A breeding pair of bald eagles atop their nest in Channel Islands National Park.
A breeding pair of bald eagles atop their nest in Channel Islands National Park. (Courtesy National Park Service)

“We forget that these parks, these natural areas, they don’t manage themselves,” he said. “Sometimes, intervention is necessary.”

At the Channel Islands, that means 40 years of data monitoring the health of the kelp forest or local populations of pinnipeds will now have a shutdown-sized hole — along with monitoring of fish populations to help inform fishing policy.

“All those programs get shut down, and so we no longer have that canary in the coal mine that’s giving us an indicator of the health of not just the park, not just the ecosystem, but the place we live,” Galipeau said.

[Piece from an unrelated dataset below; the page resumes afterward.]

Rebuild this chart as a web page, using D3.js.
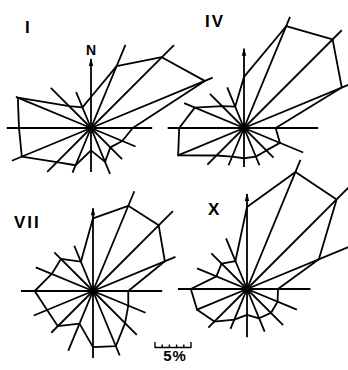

Galipeau said he was especially worried about smaller or less-visited parks like Manzanar National Historic Site — concerns echoed by that park’s former superintendent, Bernadette Johnson. Manzanar’s remote location in the Eastern Sierra doesn’t have onsite worker housing, and the park was already only open four days a week due to lack of staffing and budget.

“Small parks like Manzanar really can’t afford to lose any other bodies at all,” Johnson said. “It’s already been bare bones.”

She noted that it’s not just the parks that will lose income, including entrance fees, during the shutdown: Bookstores, coffee shops, and even nearby towns will all lose out on dollars while parks are closed. But Galipeau said that the current shutdown plan, which prioritizes keeping parks that can collect entrance fees open, is a dangerous game, too. “Now all of a sudden, we’re letting money drive everything,” he said.

Under President Donald Trump’s second administration, Galipeau said, it’s been especially hard to find out what the plans for national parks are — and what the future might hold. “In the past, you could talk to people more openly,” he said. “You could understand what their shutdown plans were.”

“It’s very hard to get anybody to talk to us,” he said. “Because they don’t know what’s going to happen to them if they’ll be perceived as non-loyalists.”